ダルベルト氏がお手本としてさらって見せた断片の演奏で感心したのは、その断片だけを聴いても・それが全体のなかのひとつの一片(ピース)であることが明確に感じられることです。断片それぞれがひとつの線につながっていて、その位置に断片をはめ込めば全体にピッタリ納まるという感覚があります。つまり、全体の構成がはっきり見えていて・その確信に揺るぎがないということです。こういう感覚があるのは、曲の基調にあるテンポがはっきり意識されているということに他なりません。だから、ある曲想においてテンポを変えたとしても・以前のテンポに移った時に「戻った」という感覚があるわけです。

ここで音楽における基調のテンポについて考えてみます。このことは大脳生理学的に裏づけされます。例えば階段と言うと・普通は同じ高さの段差が続くものですが、実験で・ある段だけ例外的に何センチか高くする・あるいは低くするという細工をするとします。大抵の被験者がこの階段を上りますと・注意して足元を見ているつもりでも、蹴躓(けつまづ)くか・あるいは空脚(からあし)を踏んで転びます。これはどう言う理由であるかと言うと、大脳が階段の段差を最初の何段かで感知して・次の段はこの高さで続くという予測を無意識のうちにしているということです。だから、目で階段を注意して追っているつもりでも(つまり意識では分っていても)・大脳の予測(無意識の予測)と食い違うので・身体がうまく反応しないと言うことだそうです。

音楽のリズムでも同じことが言えます。音楽をしばらく聴いて・大脳はその音楽の基調になるリズムを感知し・次のリズムの打ちを無意識に予測しているのです。この大脳の予測に実際の演奏のリズムがピッタリはまれば・リズムは心地良く感じられます。しかし、ここで実際の演奏のリズムが突然リタルダンド(遅くなる)・あるいはアッチェレランド(早くなる)しますと、大脳の予測とこれが違ってきますから、この差異が不思議な心理的効果を生み出します。たとえばグッと深い情感に連れて行かれる 感覚がしたり、急きたてられて興奮に煽られる感覚が起きたりします。このような現象を効果的に聴き手に引き起こすためには、音楽の基調になるテンポをしっかりと聴き手の大脳に植えつけることです。
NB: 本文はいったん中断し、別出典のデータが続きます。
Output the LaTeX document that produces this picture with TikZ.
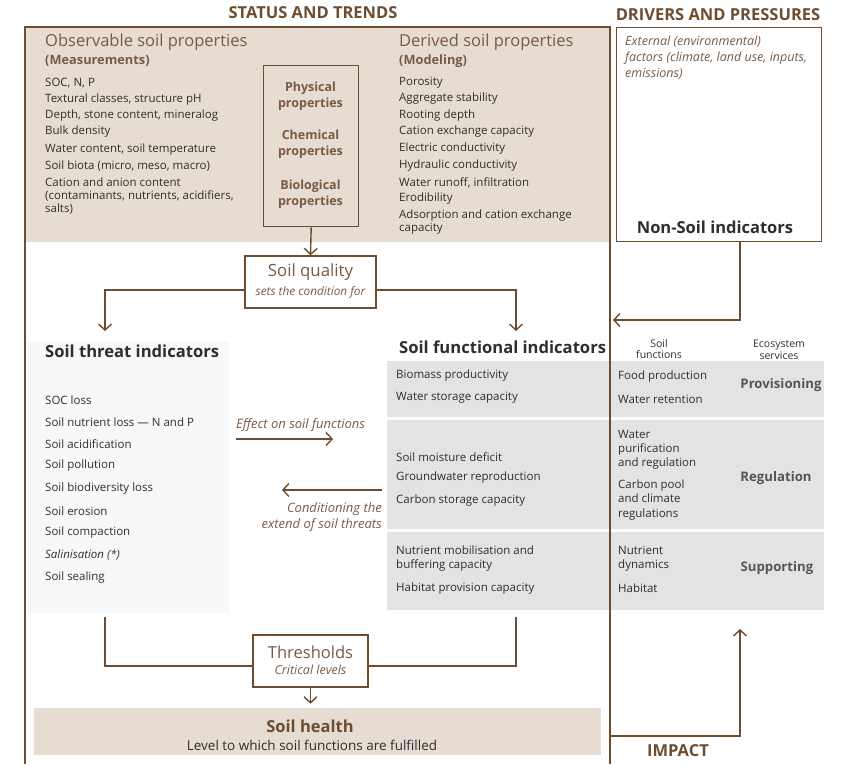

基調のテンポと言うことは構成が比較的単純な小曲であるとその効果はさほど明確に見えませんが、ソナタあるいは交響曲のような形式を大事にする作品においては基調のテンポを意識することは非常に重要なことになります。基調のテンポとは作品全体を貫くひとつの大きなテンポです。音楽の場合はそのひとつのテンポを見出すことが大事です。それは作品構造のバランスに関わる問題であることだからです。

基調になるテンポがしっかり見出されてる演奏はがっちりした古典的な印象を受けますが、あまりそれが強過ぎると枠にはめられた窮屈な感じになることもあります。がっちりした印象をあまり強く出さない演奏では呼吸が自由に感じられる利点もありますが・失敗すると構成が弱くダラダラした感じになります。そこの兼ね合いが難しいところです。

ダルベルト先生はリストのロ短調ソナタのレッスンの最後で「この曲は幻想曲のようにも取れますが・リストはソナタとして書いたのです・そのことを忘れてはなりません」と言っていました。このことは重要なことで、形式感のある曲を解釈する場合には構成を意識しながら・全体に枠をはめて行くようなことをしていく方がうまく行くようです。ダルベルト先生の模範演奏はそのことをよく教えてくれる演奏であったと思います。

一般的には構成ががっちりした曲ではリズムを自由に持つことに意識を持つ方がとうまく行く場合が多く、逆に構成が弱い曲の場合は基調のリズムをより強く意識する必要があるようです。組曲形式の作品・例えばシューマンの「謝肉祭」のように・小曲の断片が寄り集まって・モザイクのように大きなひとつの絵が現われるような作品においても基調のリズムを意識することが必要になります。しかし、全体から枠を強引にはめて掛かると自由度が損なわれてしまいます。そこが難しいところですが、これは前曲との関係(バランス)によって生まれてくるものでしょう。

別稿「芝居のバランスを考える」において、お芝居のバランスのことを考えましたが、大脳理論についてはまったく同じことが言えると思います。クラシック音楽を聴くことはバランス感覚の習得にとても役立つので・吉之助としては是非音楽を聴くことをお薦めしたいところです。